Sea lion attraction revives calls for tougher standards for Alberta zoos
Animal rights groups want tighter standards for Alberta zoos in light of a new program at West Edmonton Mall that allows people to pay $150 to swim with sea lions in the mall's aquarium.
Provincial regulations for public and staff safety only allow contact between animals and humans when a zoo has its plan approved by the Ministry of Sustainable Resource Development.
However, that's only required for animals that are native to Alberta or are protected species.
"Sea lions in that regard would not fall under our mandate," said ministry spokesperson Darcy Whiteside. "To do that, we would have to change a number of legislation laws. We just don't have that mandate that covers all animals."
Animal rights groups are questioning why the province exempts some species from zoo regulations.
"Our government of Alberta is very much more concerned with protecting the interests of those who profit off of animals instead of carrying out their responsibility to protect those animals and to protect the public," said Diane Charkiw of the Edmonton-based group Voice for Animals.
The mall has approval from the health authority, formerly known as Capital Health, to allow people to swim with the sea lions.

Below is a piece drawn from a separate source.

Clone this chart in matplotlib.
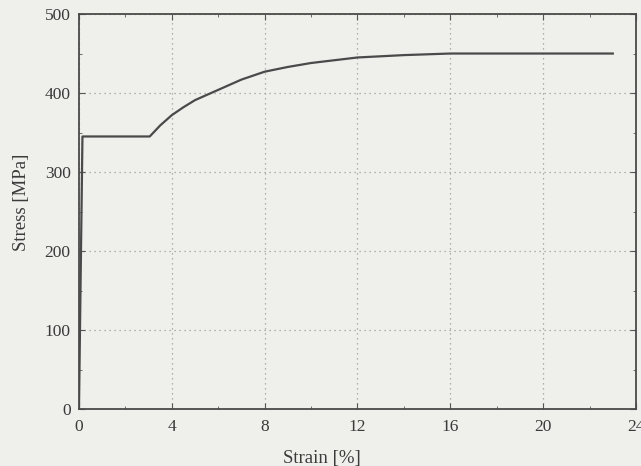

The Canadian Association of Zoos and Aquariums is expected to review the program when the mall's accreditation comes up for renewal next year.
Mall management has said the three sea lions enjoy the interaction with people.
But Lush Cosmetics and The Body Shop, which both have stores at West Edmonton Mall, have spoken out against the program because they believe the animals should not be in captivity and used for entertainment purposes.
West Edmonton Mall has been embroiled in controversy before over a marine-mammal exhibit.
The sea lions were brought in three years ago to replace the mall's dolphin attraction. Three of the dolphins in the exhibit died, and the fourth died after being shipped to Florida.